¿Qué Dios como tú, que perdona la maldad, y olvida el pecado del remanente de su heredad? No retuvo para siempre su enojo, porque se deleita en misericordia. El volverá a tener misericordia de nosotros; sepultará nuestras iniquidades, y echará en lo profundo del mar todos nuestros pecados. (Miqueas 7.18–19 RVR60)
Tengo un familiar que rehúsa creer que puede ser perdonado, es más dice que él se merece el infierno por ser tan malo y «Dios no quiere a alguien tan malo como él». Mi familiar reconoce la mancha de su pecado y maldad, pero no se da cuenta de la maravilla de la gracia y misericordia de Dios.
Bueno, a decir verdad, ninguno de nosotros podemos comprender a cabalidad la gracia y misericordia de Dios; no obstante, y al igual que el profeta Miqueas, podemos maravillarnos y regocijarnos ante la eterna misericordia de nuestro buen Dios; pues es lo que leemos en los salmos:
Dad gracias al Señor porque Él es bueno, porque para siempre es su misericordia. (Salmos 136.1 LBLA)

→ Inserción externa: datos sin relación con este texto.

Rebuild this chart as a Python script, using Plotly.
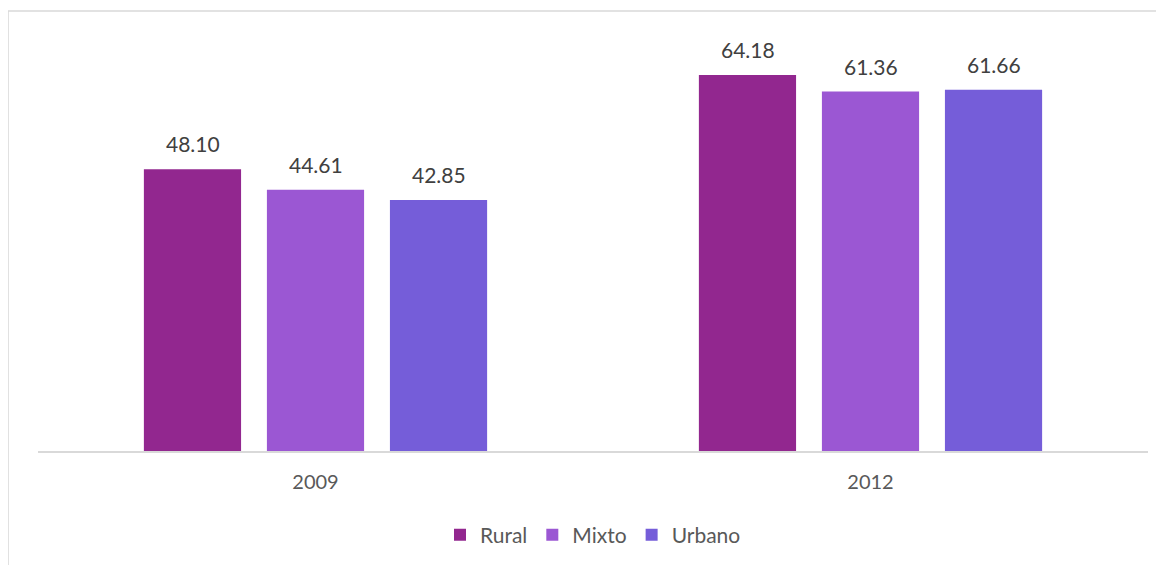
import plotly.graph_objects as go

years = ["2009", "2012"]
series_names = ["Rural", "Mixto", "Urbano"]
rural = [48.10, 64.18]
mixto = [44.61, 61.36]
urbano = [42.85, 61.66]
colors = ["#92278F", "#9B57D3", "#755DD9"]

values = [rural, mixto, urbano]
FONT = "Lato, Open Sans, sans-serif"

fig = go.Figure()
for name, vals, col in zip(series_names, values, colors):
    fig.add_trace(go.Bar(x=years, y=vals, name=name, marker=dict(color=col, line=dict(width=0))))

slot = 123
annotations = []
for i, vals in enumerate(values):
    for j, v in enumerate(vals):
        annotations.append(dict(
            x=j, y=v, xref="x", yref="y", text=f"{v:.2f}", showarrow=False,
            xshift=(i - 1) * slot, yanchor="bottom", yshift=11,
            font=dict(family=FONT, size=21, color="#404040"),
        ))

fig.update_layout(
    width=1156, height=557,
    margin=dict(l=30, r=16, t=33, b=114, autoexpand=False),
    paper_bgcolor="white", plot_bgcolor="white",
    barmode="group", bargap=0.335, bargroupgap=0.21,
    showlegend=True,
    legend=dict(orientation="h", x=0.5, xanchor="center", y=-0.205, yanchor="middle",
                font=dict(family=FONT, size=21, color="#595959"), itemwidth=30,
                traceorder="normal"),
    xaxis=dict(type="category", range=[-0.5, 1.5], showline=True, linecolor="#D9D9D9", linewidth=1.5,
               showgrid=False, automargin=False,
               tickfont=dict(family=FONT, size=20, color="#595959"),
               ticks="", ticklabelstandoff=12, fixedrange=True),
    yaxis=dict(range=[0, 70], visible=False, showgrid=False, fixedrange=True, automargin=False),
    annotations=annotations,
    shapes=[dict(type="rect", xref="paper", yref="paper",
                 x0=-0.027, x1=1.05, y0=-0.5, y1=1.073,
                 line=dict(color="#D9D9D9", width=1.5), fillcolor="rgba(0,0,0,0)", layer="below")],
)

fig.write_html("out.html")
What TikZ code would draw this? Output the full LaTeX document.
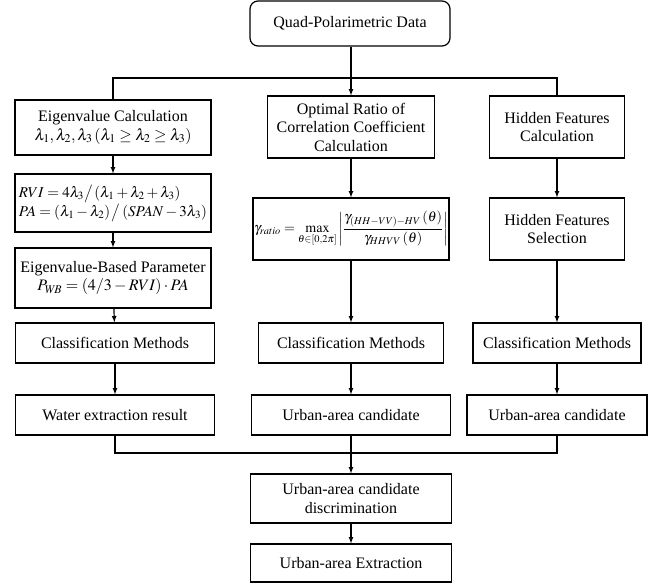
\documentclass[tikz,border=0pt]{standalone}
\usepackage{amsmath}
\usepackage{mathptmx}
\usepackage{fontspec}
\setmainfont{Liberation Serif}

\begin{document}
\begin{tikzpicture}[x=1pt, y=-1pt, line width=1.2pt,
    box/.style={draw, rectangle, align=center, inner sep=0pt, font=\fontsize{16}{18.5}\selectfont},
    arr/.style={-latex}]
        \useasboundingbox (0,0) rectangle (671,586);

        % Noder
        \node[box, rounded corners=8pt, minimum width=200pt, minimum height=45pt] (data) at (350,23.5) {Quad-Polarimetric Data};

        \node[box, minimum width=196pt, minimum height=55pt] (eig) at (113,127.5) {Eigenvalue Calculation\\ $\lambda_1,\lambda_2,\lambda_3\left(\lambda_1\geq\lambda_2\geq\lambda_3\right)$};
        \node[box, align=left, font=\fontsize{15}{19}\selectfont, minimum width=196pt, minimum height=58pt] (rvi) at (113,203) {$RVI=4\lambda_3\big/\left(\lambda_1+\lambda_2+\lambda_3\right)$\\ $PA=\left(\lambda_1-\lambda_2\right)\big/\left(SPAN-3\lambda_3\right)$};
        \node[box, minimum width=196pt, minimum height=60pt] (ebp) at (113,278) {Eigenvalue-Based Parameter\\ $P_{W\!B}=\left(4/3-RVI\right)\cdot PA$};
        \node[box, minimum width=199pt, minimum height=40pt] (cma) at (115,343) {Classification Methods};
        \node[box, minimum width=199pt, minimum height=40pt] (water) at (115,415) {Water extraction result};

        \node[box, minimum width=167pt, minimum height=62pt] (opt) at (351,127) {Optimal Ratio of\\ Correlation Coefficient\\ Calculation};
        \node[box, font=\fontsize{14}{16}\selectfont, minimum width=196pt, minimum height=62pt] (gam) at (351,229) {$\gamma_{ratio}=\max\limits_{\theta\in[0,2\pi]}\left|\dfrac{\gamma_{(HH-VV)-HV}\left(\theta\right)}{\gamma_{HHVV}\left(\theta\right)}\right|$};
        \node[box, minimum width=185pt, minimum height=40pt] (cmb) at (351,343) {Classification Methods};
        \node[box, minimum width=199pt, minimum height=40pt] (urbb) at (351,415) {Urban-area candidate};

        \node[box, minimum width=135pt, minimum height=62pt] (hida) at (557,127) {Hidden Features\\ Calculation};
        \node[box, minimum width=135pt, minimum height=62pt] (hidb) at (557,229) {Hidden Features\\ Selection};
        \node[box, minimum width=168pt, minimum height=40pt] (cmc) at (557,343) {Classification Methods};
        \node[box, minimum width=180pt, minimum height=40pt] (urbc) at (557,415) {Urban-area candidate};

        \node[box, minimum width=201pt, minimum height=49pt] (disc) at (351,498.5) {Urban-area candidate\\ discrimination};
        \node[box, minimum width=201pt, minimum height=38pt] (ext) at (351,563) {Urban-area Extraction};

        \coordinate (split) at (351,78);
        \coordinate (merge) at (351,453);

        % Kanter
        \draw[arr] (data.south -| opt.north) to (opt.north);
        \draw (eig.north) |- (split) -| (hida.north);

        \draw[arr] (eig) to (rvi);
        \draw[arr] (rvi) to (ebp);
        \draw[arr] (ebp) to (cma);
        \draw[arr] (cma) to (water);

        \draw[arr] (opt) to (gam);
        \draw[arr] (gam) to (cmb);
        \draw[arr] (cmb) to (urbb);

        \draw[arr] (hida) to (hidb);
        \draw[arr] (hidb) to (cmc);
        \draw[arr] (cmc) to (urbc);

        \draw (water.south) |- (merge) -| (urbc.south);
        \draw[arr] (urbb) to (disc);
        \draw[arr] (disc) to (ext);
    \end{tikzpicture}
\end{document}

Está más que claro que nosotros no merecemos ni la gracia ni la misericordia de nuestro Dios, pero debido a que Él es bueno lo hace. Él le hace el bien a quien no se lo merece: para que seáis hijos de vuestro Padre que está en los cielos; porque Él hace salir su sol sobre malos y buenos, y llover sobre justos e injustos (Mateo 5.45 LBLA). Pero volviendo a lo dicho por el profeta Miqueas, vemos como reconoció la bondad del Señor (Miqueas 7.1–20); y expresó confianza en la promesa hecha por Dios de perdonar y bendecir a su pueblo (vv. 18–20).
Sin embargo, nosotros, su pueblo, tenemos muchas más razones para alabar a nuestro Dios. Porque, por ejemplo, el profeta Miqueas no sabía que el Hijo de Dios se encarnaría, viviría una vida sin pecado y moriría en una cruz expiando los pecados de toda la humanidad, para resucitar al tercer día venciendo al pecado, a la muerte y al que tenía el imperio de la muerte (Hebreos 2.14–15). Ni tampoco sabía que pasados cuarenta días ascendería a los cielos, se sentaría a la diestra del Padre e intercedería por nosotros como un abogado (1 Juan 2.1). Ni siquiera imaginaba que aquel Cordero de Dios se fue a prepararnos morada (Juan 14.3) para luego volver a buscarnos.
El profeta jamás pudo leer una expresión como la del apóstol Pablo a los romanos cuando dijo: Entonces, ¿qué diremos a esto? Si Dios está por nosotros, ¿quién estará contra nosotros? El que no eximió ni a su propio Hijo, sino que lo entregó por todos nosotros, ¿cómo no nos concederá también con Él todas las cosas? (Romanos 8.31–32 LBLA). ¿Acaso no es digno nuestro Dios de que le alabemos? Porque ¿quién es como nuestro Dios? Pero la pregunta más importante ¿le alabamos a diario?